Outside of ticketing costs and donations, parking is free and public transportation cost is low in Spokane. Within the venue, if a fan purchases food and drink the total would be around $6 to $11.
There are no group ticketing options available for men’s basketball games, but women’s basketball games are very accessible to the community and encourage group ticketing. This is a perfect option for a youth basketball team that wants to look up to their women’s basketball heroes, and ticket prices can be as low as a few dollars.
For most Gonzaga men’s basketball games, the Kennel is allotted 1,000-1,400 for students. The rest of the arena is comprised of alumni, family, community members and other fans. Though the only way to gain access to McCarthey is through attending a basketball game, as the arena very rarely hosts special events that are not related to basketball, fans can keep their aesthetically pleasing player-featuring tickets as souvenirs.

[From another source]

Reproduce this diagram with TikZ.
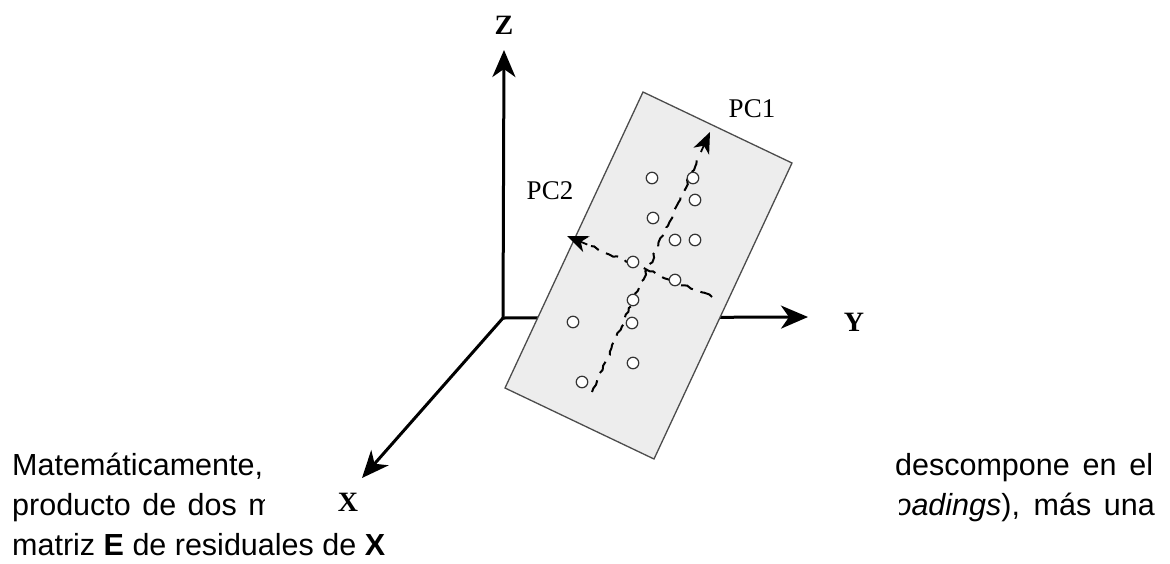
\documentclass[tikz,border=0pt]{standalone}
\usepackage{fontspec}
\setmainfont{Liberation Sans}
\newfontfamily\lblfont{Liberation Serif}
\usetikzlibrary{arrows.meta,calc,decorations.pathmorphing}
\tikzset{
  bodytext/.style={inner sep=0pt, font=\fontsize{30.5}{36}\selectfont},
  axis/.style={line width=3pt, -{Stealth[length=27pt,width=23pt,inset=8pt]}},
  axlabel/.style={inner sep=0pt, font=\lblfont\bfseries\fontsize{28}{30}\selectfont},
  pclabel/.style={inner sep=0pt, font=\lblfont\fontsize{27}{30}\selectfont},
  plane/.style={draw=black!70, line width=1.3pt, fill=black!7},
  pcline/.style={line width=2pt, dash pattern=on 13pt off 8pt,
    decorate, decoration={random steps, segment length=4pt, amplitude=1.4pt}},
  pctip/.style={line width=1.8pt, -{Stealth[length=21pt,width=17pt,inset=6pt]}},
  obs/.style={circle, draw=black!80, line width=1.2pt, fill=white, minimum size=11.5pt, inner sep=0pt},
}
\begin{document}
\begin{tikzpicture}[x=1pt,y=-1pt]
\pgfmathsetseed{7}
\useasboundingbox (0,0) rectangle (1170,563);
\fill[white] (0,0) rectangle (1170,563);
% paragraph text (partly covered by the figure)
\begin{scope}
  \clip (0,400) rectangle (264,528);
  \node[bodytext, anchor=base west] (t1a) at (12,475) {Matemáticamente,};
  \node[bodytext, anchor=base west] (t2a) at (12,515) {producto\hspace{3pt} de\hspace{3pt} dos\hspace{3pt} ma};
\end{scope}
\node[bodytext, anchor=base west] (t1b) at (895,475) {\makebox[258pt][s]{descompone en el}};
\begin{scope}
  \clip (899,400) rectangle (1170,528);
  \node[bodytext, anchor=base east] (t2b) at (1155,515) {\makebox[267pt][s]{\textit{loadings}), más una}};
\end{scope}
\node[bodytext, anchor=base west] (t3) at (12,555) {matriz \textbf{E} de residuales de \textbf{X}};
% axes
\coordinate (O) at (503,318);
\coordinate (Zt) at (504,50);
\coordinate (Yt) at (808,317);
\coordinate (Xt) at (362,478);
\draw[axis] (O) -- (Zt);
\draw[axis] (O) -- (Yt);
\draw[axis] (O) -- (Xt);
\node[axlabel] (Zl) at (504,25) {Z};
\node[axlabel] (Yl) at (854,322) {Y};
\node[axlabel] (Xl) at (348,502) {X};
% plane
\coordinate (P1) at (643,92);
\coordinate (P2) at (792,163);
\coordinate (P3) at (654,459);
\coordinate (P4) at (505,388);
\draw[plane] (P1) -- (P2) -- (P3) -- (P4) -- cycle;
% principal components
\coordinate (pc1s) at (592,392);
\coordinate (pc1t) at (710,132);
\coordinate (pc2s) at (712,297);
\coordinate (pc2t) at (567,236);
\coordinate (pc1a) at ($(pc1t)!22pt!(pc1s)$);
\coordinate (pc2a) at ($(pc2t)!22pt!(pc2s)$);
\draw[pcline] (pc1s) -- ($(pc1t)!26pt!(pc1s)$);
\draw[pcline] (pc2s) -- ($(pc2t)!26pt!(pc2s)$);
\draw[pctip] (pc1a) -- (pc1t);
\draw[pctip] (pc2a) -- (pc2t);
\node[pclabel] (pc1l) at (752,109) {PC1};
\node[pclabel] (pc2l) at (550,191) {PC2};
% observations
\node[obs] (o1) at (652,178) {};
\node[obs] (o2) at (693,178) {};
\node[obs] (o3) at (695,200) {};
\node[obs] (o4) at (653,218) {};
\node[obs] (o5) at (675,240) {};
\node[obs] (o6) at (695,240) {};
\node[obs] (o7) at (633,262) {};
\node[obs] (o8) at (675,280) {};
\node[obs] (o9) at (633,300) {};
\node[obs] (o10) at (573,322) {};
\node[obs] (o11) at (632,323) {};
\node[obs] (o12) at (633,363) {};
\node[obs] (o13) at (582,382) {};
\end{tikzpicture}
\end{document}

These tickets are similar to the floor to ceiling Hall of Fame photos that decorate the main concourse, regaling the best of both the men’s and women’s teams and highlighting their most impressive accolades.
Viewable from any seat, fans can read banners detailing how far the Zags have gone each year in the NCAA tournament. In October 2017, the arena was able to unveil the special NCAA Final Four banner that was earned earlier in the year, marking the first time Gonzaga had ever participated in the Final Four, much less the championship.
The northeast corner of the McCarthey Athletic Center sells licensed apparel from the exceedingly popular Bulldog Sports Shop. This merchandise is presented impressively for a stadium in wood paneled shelving and manned by genuinely friendly associates who sell actual high-quality items. The Bulldog Sports Shop booth in McCarthey sometimes creates Zag gear that is available exclusively onsite during game time, and a T-shirt can cost as little as $10.